With the main opposition Socialist Party on board, parliament is expected to approve the resulting adjustments to the 2011 budget at special sessions on September 6 and 7.

Left-wing lawmakers, however, have vowed to block Sarkozy's proposal for a constitutional "debt brake" if it goes to a two-chamber vote in coming weeks, part of the jockeying for political position ahead of a 2012 presidential election.

The Socialists say they support all of the cutbacks being proposed but do not want to tamper with the constitution and say the reform would have limited impact as numerical deficit ceilings would be set by particular governments anyway.

Markets, however, see the constitutional move as symbolic of France's commitment to fiscal prudence and some analysts fear that rating agencies could use a failure of the initiative to put France on negative outlook.

Sarkozy -- determined to convince the world France deserves to hold on to its Triple-A badge -- has closely followed the market meltdown of the last few days from his vacation on the French Mediterranean, his office has said, and spoken to other European leaders and U.S. President Barack Obama by telephone.

S&P has reaffirmed France's AAA rating and stable outlook at and says it has no immediate concerns over its public finances.

Yet prominent left-wing economist Jacques Attali noted S&P's report on the United States picked out France as the only Triple-A rated country facing a similar debt ratio in 2015.

"We are being explicitly picked out. We must therefore do everything to reduce our debt," he told the daily Le Monde.

Government officials indicated earlier in the week they would push to squeeze several billion euros in extra revenues from the 2012 budget, which will be debated from September.

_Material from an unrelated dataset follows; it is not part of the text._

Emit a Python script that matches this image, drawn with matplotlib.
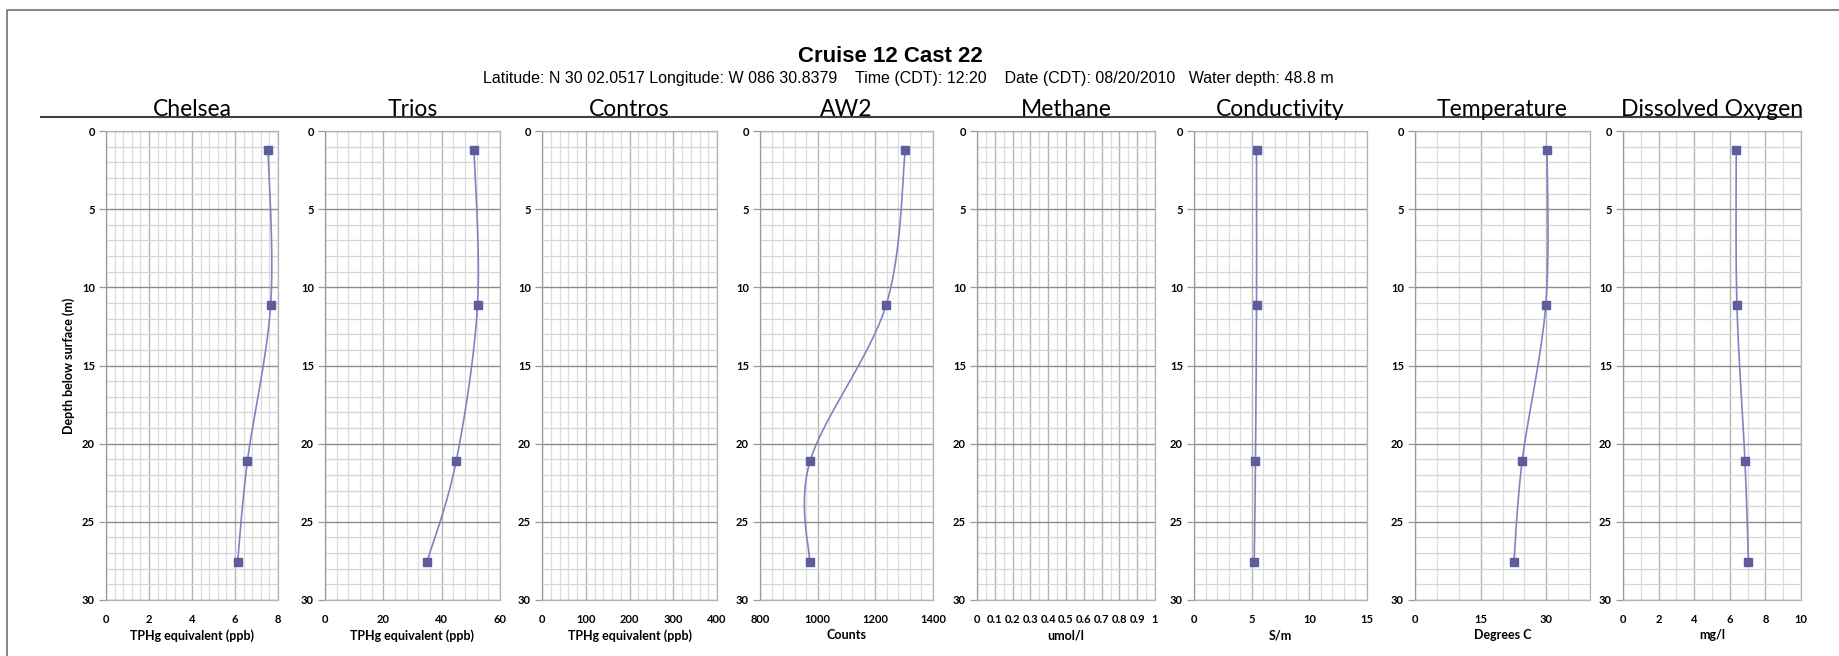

Sarkozy has been advised to secure the extra billions by closing fiscal loopholes or slapping new taxes on the super-rich to convince investors France will not be blown off course.

Finance Minister Francois Baroin has said the 2012 budget bill will need to find more than 3 billion euros in new revenue. The Senate finance committee is eyeing between 5 and 10 billion.

"If we have to make more efforts to reach the 4.6 percent, we will make more effort," Pecresse said earlier this week, as the U.S. downgrade sent tremors through France.

Second-quarter growth is set to come in at a dismal 0.2 percent, far below a 0.9 percent spurt in the first quarter, underlining fears the French recovering is running out of steam.